DATA BLOCK:

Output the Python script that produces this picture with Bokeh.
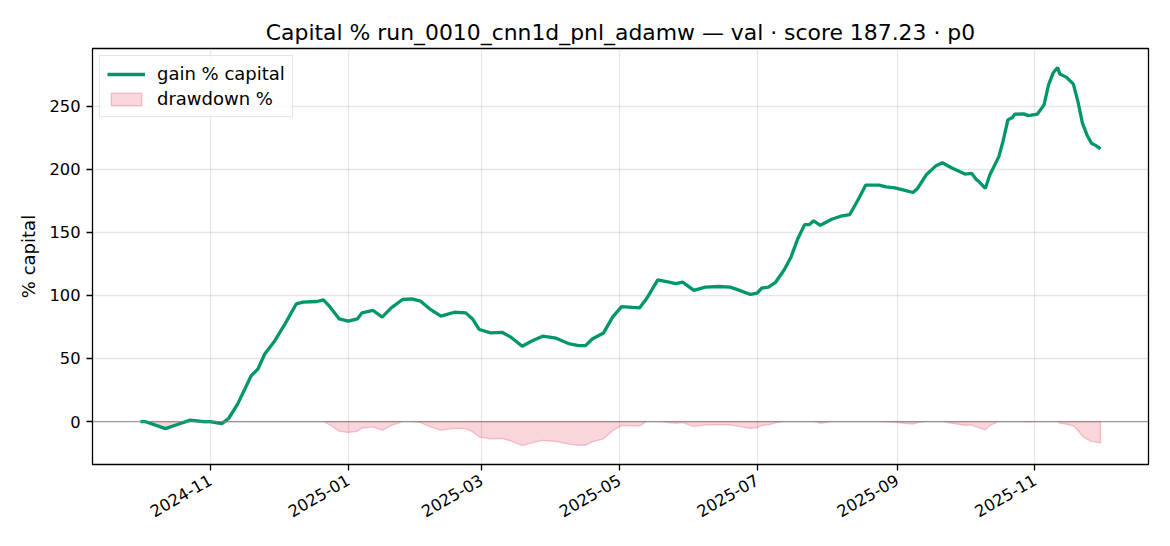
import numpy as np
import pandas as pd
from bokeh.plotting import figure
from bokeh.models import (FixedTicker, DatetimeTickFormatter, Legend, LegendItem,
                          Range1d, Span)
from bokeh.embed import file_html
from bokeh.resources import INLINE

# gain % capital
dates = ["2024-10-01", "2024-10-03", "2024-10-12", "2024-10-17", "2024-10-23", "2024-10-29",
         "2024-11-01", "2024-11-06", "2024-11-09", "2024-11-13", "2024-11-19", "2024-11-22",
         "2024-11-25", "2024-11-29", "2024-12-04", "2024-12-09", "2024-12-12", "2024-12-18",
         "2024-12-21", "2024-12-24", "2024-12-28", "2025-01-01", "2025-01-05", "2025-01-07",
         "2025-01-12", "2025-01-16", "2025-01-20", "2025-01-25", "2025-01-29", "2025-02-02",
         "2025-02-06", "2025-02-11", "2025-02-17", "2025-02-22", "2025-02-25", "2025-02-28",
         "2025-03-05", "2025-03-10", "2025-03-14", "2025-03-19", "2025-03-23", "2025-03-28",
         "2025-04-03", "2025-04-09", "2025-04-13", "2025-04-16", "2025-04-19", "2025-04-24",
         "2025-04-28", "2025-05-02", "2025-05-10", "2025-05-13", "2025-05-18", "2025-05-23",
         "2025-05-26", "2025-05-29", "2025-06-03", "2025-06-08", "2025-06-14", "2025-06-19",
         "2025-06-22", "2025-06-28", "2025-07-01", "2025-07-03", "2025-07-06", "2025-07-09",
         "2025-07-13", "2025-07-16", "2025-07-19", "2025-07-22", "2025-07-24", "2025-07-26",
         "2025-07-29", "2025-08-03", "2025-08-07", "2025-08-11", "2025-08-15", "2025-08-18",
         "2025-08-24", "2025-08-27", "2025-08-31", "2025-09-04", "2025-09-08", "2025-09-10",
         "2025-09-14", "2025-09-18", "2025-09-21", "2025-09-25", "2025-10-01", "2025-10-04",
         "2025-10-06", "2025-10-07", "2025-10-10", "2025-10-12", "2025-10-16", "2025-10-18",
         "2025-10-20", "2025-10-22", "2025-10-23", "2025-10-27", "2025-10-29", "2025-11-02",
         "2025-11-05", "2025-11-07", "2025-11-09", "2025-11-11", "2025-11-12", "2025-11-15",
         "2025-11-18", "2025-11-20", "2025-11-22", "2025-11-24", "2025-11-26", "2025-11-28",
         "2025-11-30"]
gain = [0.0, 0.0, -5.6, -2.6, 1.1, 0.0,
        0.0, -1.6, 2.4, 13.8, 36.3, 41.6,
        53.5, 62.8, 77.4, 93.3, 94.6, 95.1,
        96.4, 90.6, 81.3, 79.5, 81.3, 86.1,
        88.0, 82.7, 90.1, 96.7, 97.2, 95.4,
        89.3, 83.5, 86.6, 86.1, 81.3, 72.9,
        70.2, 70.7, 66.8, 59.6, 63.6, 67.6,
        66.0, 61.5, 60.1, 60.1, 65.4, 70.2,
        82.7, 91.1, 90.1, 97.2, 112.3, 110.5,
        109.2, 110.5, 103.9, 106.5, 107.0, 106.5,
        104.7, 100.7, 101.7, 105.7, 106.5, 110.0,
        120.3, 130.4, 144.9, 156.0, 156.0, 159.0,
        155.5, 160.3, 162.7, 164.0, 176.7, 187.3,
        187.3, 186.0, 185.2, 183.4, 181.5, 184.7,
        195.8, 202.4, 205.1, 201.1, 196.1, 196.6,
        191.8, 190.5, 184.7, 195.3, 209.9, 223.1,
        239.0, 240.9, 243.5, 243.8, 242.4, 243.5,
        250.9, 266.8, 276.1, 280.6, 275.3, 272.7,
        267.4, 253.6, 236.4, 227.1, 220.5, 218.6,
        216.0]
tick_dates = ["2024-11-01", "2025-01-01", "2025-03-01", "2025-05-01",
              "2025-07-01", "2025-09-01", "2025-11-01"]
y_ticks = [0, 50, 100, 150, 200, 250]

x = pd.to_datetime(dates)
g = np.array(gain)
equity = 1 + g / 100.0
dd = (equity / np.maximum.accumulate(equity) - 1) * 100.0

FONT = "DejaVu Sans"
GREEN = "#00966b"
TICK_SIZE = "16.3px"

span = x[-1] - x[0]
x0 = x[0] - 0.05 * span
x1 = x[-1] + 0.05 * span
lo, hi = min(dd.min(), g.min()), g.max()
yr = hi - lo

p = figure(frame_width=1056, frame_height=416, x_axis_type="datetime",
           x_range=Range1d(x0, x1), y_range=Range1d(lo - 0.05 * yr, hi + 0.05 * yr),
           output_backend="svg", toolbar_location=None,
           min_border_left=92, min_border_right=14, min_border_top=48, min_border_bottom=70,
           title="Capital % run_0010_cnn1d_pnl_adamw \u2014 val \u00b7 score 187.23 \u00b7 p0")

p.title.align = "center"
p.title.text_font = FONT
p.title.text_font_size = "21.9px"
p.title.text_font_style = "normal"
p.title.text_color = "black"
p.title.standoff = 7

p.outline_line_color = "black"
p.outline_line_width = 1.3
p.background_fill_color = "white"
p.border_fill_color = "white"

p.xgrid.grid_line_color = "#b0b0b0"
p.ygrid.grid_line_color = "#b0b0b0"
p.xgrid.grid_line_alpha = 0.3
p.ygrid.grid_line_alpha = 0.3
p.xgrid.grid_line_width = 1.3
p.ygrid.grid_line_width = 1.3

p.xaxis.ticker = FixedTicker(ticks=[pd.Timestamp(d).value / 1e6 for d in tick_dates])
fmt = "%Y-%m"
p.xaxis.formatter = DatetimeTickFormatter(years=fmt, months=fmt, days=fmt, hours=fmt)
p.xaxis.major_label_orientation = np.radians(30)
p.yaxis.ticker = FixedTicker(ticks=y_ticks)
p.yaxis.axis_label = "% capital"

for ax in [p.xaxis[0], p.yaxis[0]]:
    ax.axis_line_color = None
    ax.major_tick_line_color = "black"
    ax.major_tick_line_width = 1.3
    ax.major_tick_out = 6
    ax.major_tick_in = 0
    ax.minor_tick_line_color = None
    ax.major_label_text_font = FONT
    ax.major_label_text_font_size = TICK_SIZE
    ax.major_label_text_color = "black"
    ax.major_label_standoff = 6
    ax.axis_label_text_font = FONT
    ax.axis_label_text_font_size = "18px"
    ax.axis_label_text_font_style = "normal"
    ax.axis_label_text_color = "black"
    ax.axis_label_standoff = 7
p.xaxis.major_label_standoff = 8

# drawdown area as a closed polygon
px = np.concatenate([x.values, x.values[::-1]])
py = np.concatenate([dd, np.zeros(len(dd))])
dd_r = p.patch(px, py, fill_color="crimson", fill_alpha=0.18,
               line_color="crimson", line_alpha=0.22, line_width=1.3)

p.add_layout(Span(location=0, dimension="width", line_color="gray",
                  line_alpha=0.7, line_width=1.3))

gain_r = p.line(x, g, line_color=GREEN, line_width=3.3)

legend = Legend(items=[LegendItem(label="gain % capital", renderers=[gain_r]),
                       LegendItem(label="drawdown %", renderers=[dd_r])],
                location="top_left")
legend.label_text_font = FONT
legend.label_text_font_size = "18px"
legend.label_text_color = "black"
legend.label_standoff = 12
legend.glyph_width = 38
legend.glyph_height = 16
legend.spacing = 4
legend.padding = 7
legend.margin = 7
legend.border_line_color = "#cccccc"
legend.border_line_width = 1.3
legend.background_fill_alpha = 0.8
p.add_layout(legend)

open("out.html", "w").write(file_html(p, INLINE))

GOAL:
Copy nothing but the lines from the first one in the listing through the line with "from bokeh.resources import INLINE", and omit the pictures.

TASK SOLUTION:
Output the Python script that produces this picture with Bokeh.
import numpy as np
import pandas as pd
from bokeh.plotting import figure
from bokeh.models import (FixedTicker, DatetimeTickFormatter, Legend, LegendItem,
                          Range1d, Span)
from bokeh.embed import file_html
from bokeh.resources import INLINE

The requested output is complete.